When you can respond without being insulting and condescending then I will
resume this discussion.

Regards

Pete

"bergeron" wrote in message
oups.com...

Koobee Wublee wrote:
Tom Roberts wrote:
Koobee Wublee wrote:

The definition of a tensor as agreed by almost everyone says that any
matrix invariant under a coordinate transformation is a tensor

That is not the definition of tensor. Not even close. You need to LEARN
about the subject before attempting to write about it.

You are the one who needs to learn what a tensor is. Here is the
definition of a metric.

http://mathworld.wolfram.com/MetricTensor.html

If you agree with your reference, why did you
post the non-sense in your orginal article and
then argue with everyone who called it non-sense?
If you don't agree with your reference why did you
bother posting the link?

Actually he failed here in this challenge. First of all I asked him to
produce a *source* of the *definition* he adheres to. I didn't ask him to
give me a reference to an *example* of a tensor. We still have no idea if
(1) he understands that the link he just gave contradicts him and (2) he's
willing and able to find anything that agrees with him. Or at least a very
very good reason why the rest of the world should all change their
definitions to meet his needs.

KW - We have not yet argued a point of logic since we have not yet agreed on
a definition of tensor, one that you failed to provide and one which I wrote
an entire web page to explain to you. Since you insult those who you're
disccussing physics with then can you think of one such person who would
want to discuss physics with you? Oh yes. By the way. The derivations (i.e.
the work you wanted me to do) has been on my web site for years. If you look
for it you will easily find it. And you have yet to tell us what field it is
you want derived. Care to give us the Lagrangian to start with?

Pete

"Pmb" wrote in message . ..

"bergeron" wrote in message
oups.com...

Koobee Wublee wrote:
Tom Roberts wrote:
Koobee Wublee wrote:

The definition of a tensor as agreed by almost everyone says that any
matrix invariant under a coordinate transformation is a tensor

That is not the definition of tensor. Not even close. You need to LEARN
about the subject before attempting to write about it.

You are the one who needs to learn what a tensor is.

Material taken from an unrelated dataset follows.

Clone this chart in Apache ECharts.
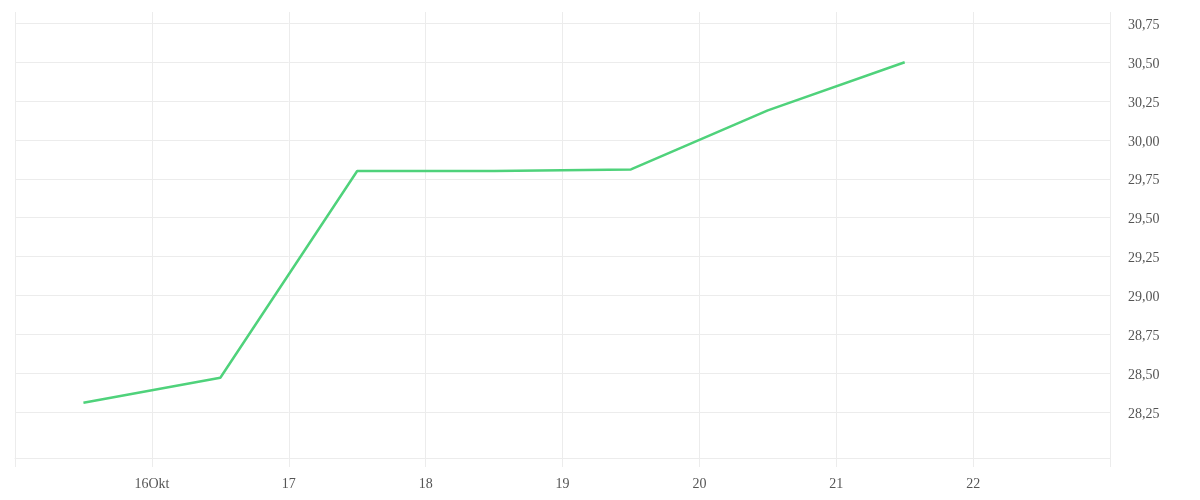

Here is the
definition of a metric.

http://mathworld.wolfram.com/MetricTensor.html

If you agree with your reference, why did you
post the non-sense in your orginal article and
then argue with everyone who called it non-sense?
If you don't agree with your reference why did you
bother posting the link?

Actually he failed here in this challenge. First of all I asked him to
produce a *source* of the *definition* he adheres to. I didn't ask him to
give me a reference to an *example* of a tensor. We still have no idea if
(1) he understands that the link he just gave contradicts him and (2) he's
willing and able to find anything that agrees with him. Or at least a very
very good reason why the rest of the world should all change their
definitions to meet his needs.

Pete,
(1) he *does* understand that the link contradicts him,
(2) he is not willing or able to find anything that agrees with him,
(3) the only thing he is after, is to keep you busy fighting him.
He is a troll :-)

Dirk Vdm

"Dirk Van de moortel" wrote
in message ...

"Pmb" wrote in message
. ..

"bergeron" wrote in message
oups.com...

Koobee Wublee wrote:
Tom Roberts wrote:
Koobee Wublee wrote:

The definition of a tensor as agreed by almost everyone says that
any
matrix invariant under a coordinate transformation is a tensor

That is not the definition of tensor. Not even close. You need to
LEARN
about the subject before attempting to write about it.

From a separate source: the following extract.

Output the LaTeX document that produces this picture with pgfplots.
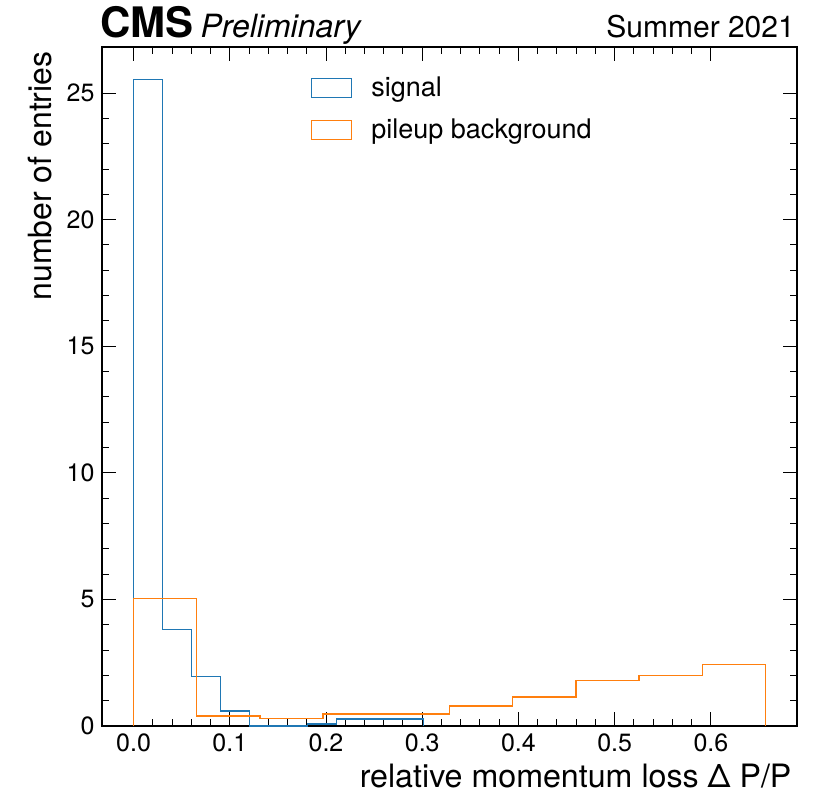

You are the one who needs to learn what a tensor is. Here is the
definition of a metric.

http://mathworld.wolfram.com/MetricTensor.html

If you agree with your reference, why did you
post the non-sense in your orginal article and
then argue with everyone who called it non-sense?
If you don't agree with your reference why did you
bother posting the link?

Actually he failed here in this challenge. First of all I asked him to
produce a *source* of the *definition* he adheres to. I didn't ask him to
give me a reference to an *example* of a tensor. We still have no idea if
(1) he understands that the link he just gave contradicts him and (2)
he's willing and able to find anything that agrees with him. Or at least
a very very good reason why the rest of the world should all change their
definitions to meet his needs.

Pete,
(1) he *does* understand that the link contradicts him,
(2) he is not willing or able to find anything that agrees with him,
(3) the only thing he is after, is to keep you busy fighting him.
He is a troll :-)

Dirk Vdm

Thanks Dirk

I guess that's one problem being a Christian. When you give someone every
benefit of the doubt they'll still let ya down. I guess that's why I used to
be combative. I thought I could actually get people to see their errors. Now
as I grow as a Christian I see that its also important to know when to quit.

By the way, I'm still hoping you recall a fumble that you have on your web
site that I was in. I'm feeling a bit sentimental for the old flame-war
days. :-)

KW - Consider yourself Plonked

Per KWs challenge to me - it will be fulfilled at anyone elses request. Just
to be sure that someone really gives a hoot.

Best Regards

Pete

ps - Dirk - Sorry for all the religious talk. I was merely letting people
get an idea of how I've changed from past flame-war days. It took a deep
look inside plus a lot of drugs. (anti-depressants, anti-anxiety etc.)